Luckily, creating new memories of Washington, D.C., can help. Even if they involve visiting the past.

By JuliasMom

I returned to Pennsylvania Avenue yesterday after my disheartening attempt at being there to attend the Inauguration. If you read that story, you know it was right up there as one of the worst days of my life. So yesterday I returned to Pennsylvania Avenue to see the Newseum.

This was my daughter's idea, in the hope that it would make me feel better, and it did.

It is by far, one of the most amazing places I've ever been. It is a beautiful building, in the heart of all the museums, with the Capitol in full view. The building itself is five floors of stunning, heart aching, funny, and above all, memorable exhibits.

When I first walked in I was struck by the poignancy of the Pulitzer Prize winning photographs. They are a collection of photographs that indeed are each worth more than 1,000 words. Many from the 1970s, I had actually remembered having "come of age" in that decade. There was the one titled, "Assault With a Flag," an angry photograph showing a white man making the American flag into a weapon towards a black man in Boston in 1977. I remembered the horror of the picture taken of the little girl in 1973 running naked through the street, as her city was under siege. It was simply titled, "Napalm Attack." There was the heartbreaking picture of the Twin Towers, simply titled, "9/11." A photo from 1958 called, "Faith and Confidence," showed a young boy looking up with admiration at a police officer. They all told the story without a word.

The exhibits are too numerous to mention more than a few. But they were all astonishing. There is the Unabomber's cabin. The antenna from one of the Twin Towers in New York City. A large panel of the Berlin Wall. I almost had to remind myself to breathe. There was Patty Hearst's gun and jacket. Donald Brasco's watch and American Express Card. Timothy McVeigh's driver's license and a press pass to his execution.

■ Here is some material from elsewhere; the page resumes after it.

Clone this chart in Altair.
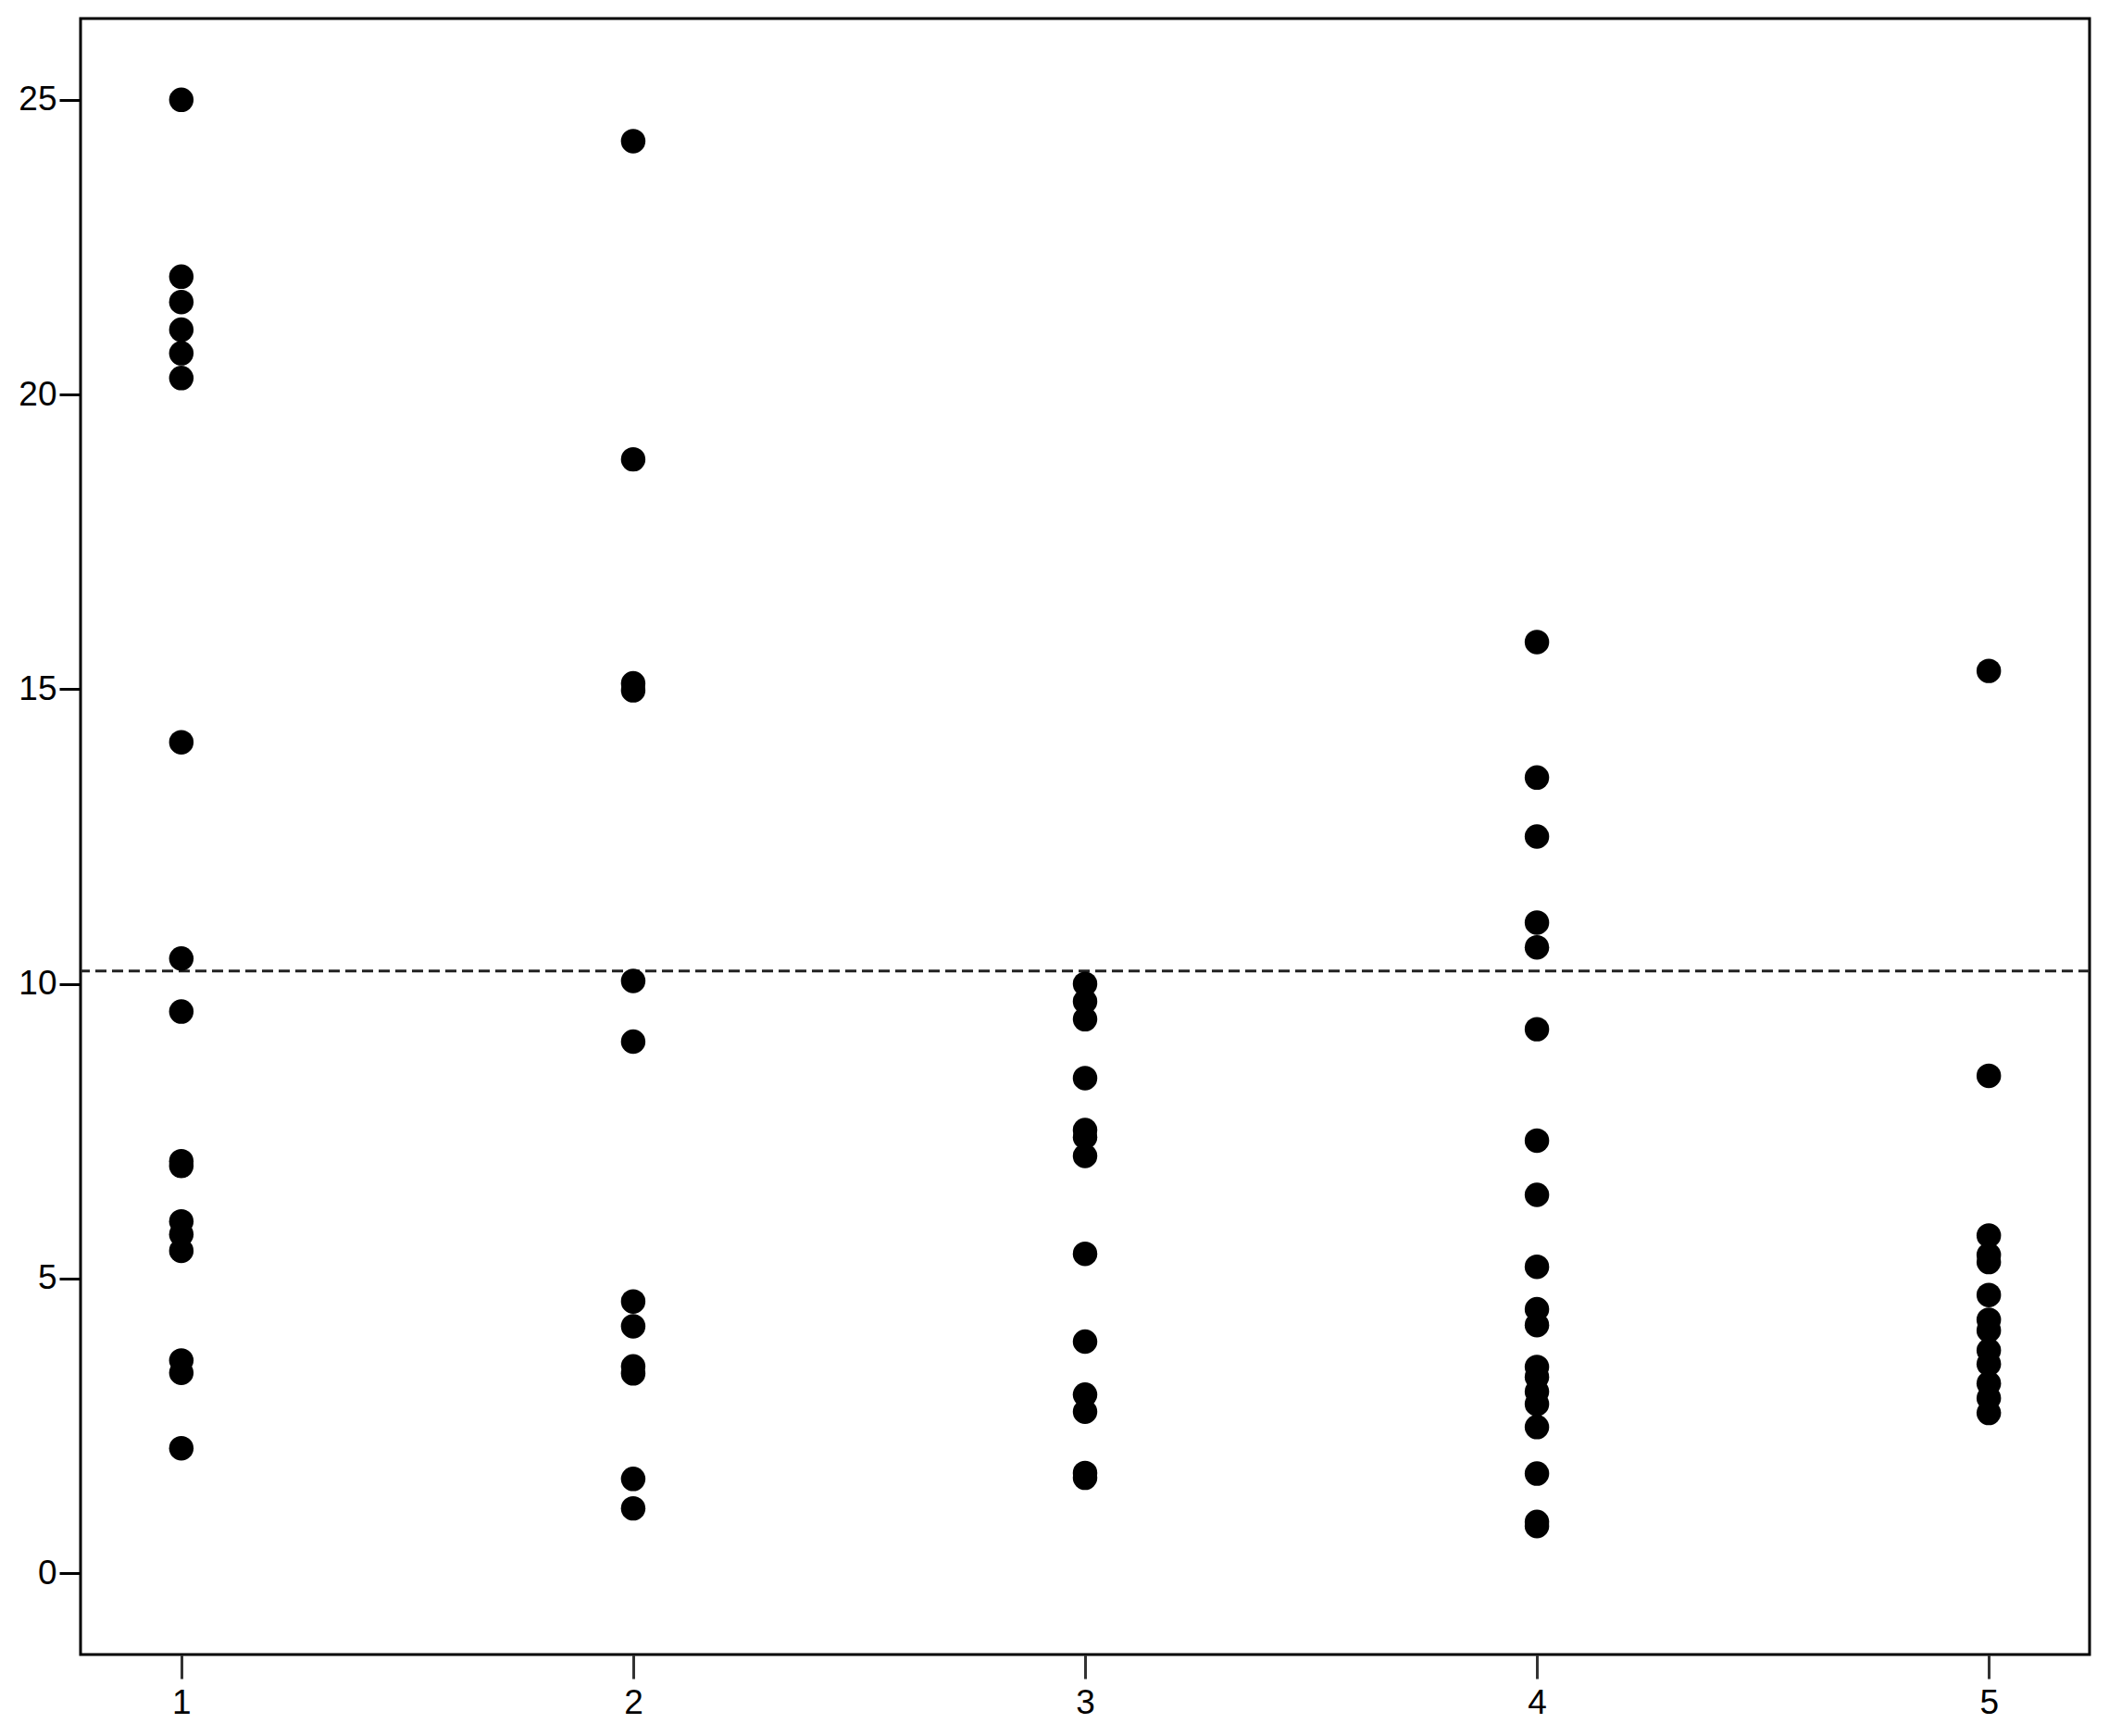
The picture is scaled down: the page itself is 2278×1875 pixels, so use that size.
import altair as alt
import pandas as pd

# Values
group_ids = [1, 2, 3, 4, 5]
g1 = [25.0, 22.0, 21.57, 21.1, 20.7, 20.28, 14.1, 10.43, 9.53, 6.99, 6.91,
      5.97, 5.75, 5.47, 3.61, 3.40, 2.12]
g2 = [24.3, 18.9, 15.1, 14.98, 10.05, 9.02, 4.61, 4.19, 3.51, 3.39, 1.6, 1.1]
g3 = [10.0, 9.7, 9.4, 8.4, 7.52, 7.4, 7.08, 5.42, 3.93, 3.03, 2.74, 1.7, 1.62]
g4 = [15.8, 13.5, 12.5, 11.04, 10.62, 9.23, 7.34, 6.42, 5.2, 4.48, 4.21,
      3.5, 3.33, 3.08, 2.87, 2.48, 1.69, 0.87, 0.8]
g5 = [15.31, 8.44, 5.73, 5.4, 5.28, 4.72, 4.3, 4.12, 3.78, 3.55, 3.22,
      2.97, 2.72]
reference_value = [10.22]
x_ticks = [1, 2, 3, 4, 5]
y_ticks = [0, 5, 10, 15, 20, 25]

groups = [g1, g2, g3, g4, g5]
rows = []
for gid, vals in zip(group_ids, groups):
    for v in vals:
        rows.append({"group": gid, "value": v})
df = pd.DataFrame(rows)
ref_df = pd.DataFrame({"ref": reference_value})

FONT = "Liberation Sans"

x_scale = alt.Scale(domain=[0.777, 5.223], nice=False, zero=False)
y_scale = alt.Scale(domain=[-1.38, 26.38], nice=False, zero=False)

points = alt.Chart(df).mark_circle(size=700, color="#000000", opacity=1).encode(
    x=alt.X("group:Q", scale=x_scale,
            axis=alt.Axis(values=x_ticks, format="d", title=None, grid=False,
                          domain=False, tickSize=26, tickWidth=3,
                          tickColor="#333333", labelFontSize=37,
                          labelFont=FONT, labelColor="#000000",
                          labelPadding=8)),
    y=alt.Y("value:Q", scale=y_scale,
            axis=alt.Axis(values=y_ticks, format="d", title=None, grid=False,
                          domain=False, tickSize=23, tickWidth=3,
                          tickColor="#000000", labelFontSize=37,
                          labelFont=FONT, labelColor="#000000",
                          labelPadding=3, labelBaseline="middle")),
)

rule = alt.Chart(ref_df).mark_rule(color="#222222", strokeWidth=3,
                                   strokeDash=[12, 6]).encode(
    y=alt.Y("ref:Q", scale=y_scale)
)

chart = alt.layer(rule, points).properties(
    width=2170,
    height=1767,
    autosize=alt.AutoSizeParams(type="none"),
    padding={"left": 79, "top": 12, "right": 10, "bottom": 70},
    background="#ffffff",
).configure_view(
    stroke="#000000",
    strokeWidth=3,
)

chart.save("out.html", embed_options={"renderer": "svg", "actions": False})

The newspapers themselves were astonishing. I did not know that newspapers were around in the 1500s. One interesting paper, the Herald-Leader, from Lexington, Ky., wrote an acknowledgment in 2004 in which admitted it had deliberately ignored covering the Civil Rights Movement of the 1950s and '60s. They closed with this statement: "We regret the omission."

I got to see an original copy of The North Star, Frederick Douglas' newspaper in the mid 1800s. I saw the board on which the late Tim Russert had written the famous words, "Florida, Florida, Florida."

It made me think that journalists really do have one of the best jobs in the world. It made me think how amazing the world is. And it reminded me of the quote which is reputed to be a bad luck curse, "May you live in interesting times...."

How can we not? What a wonderful day.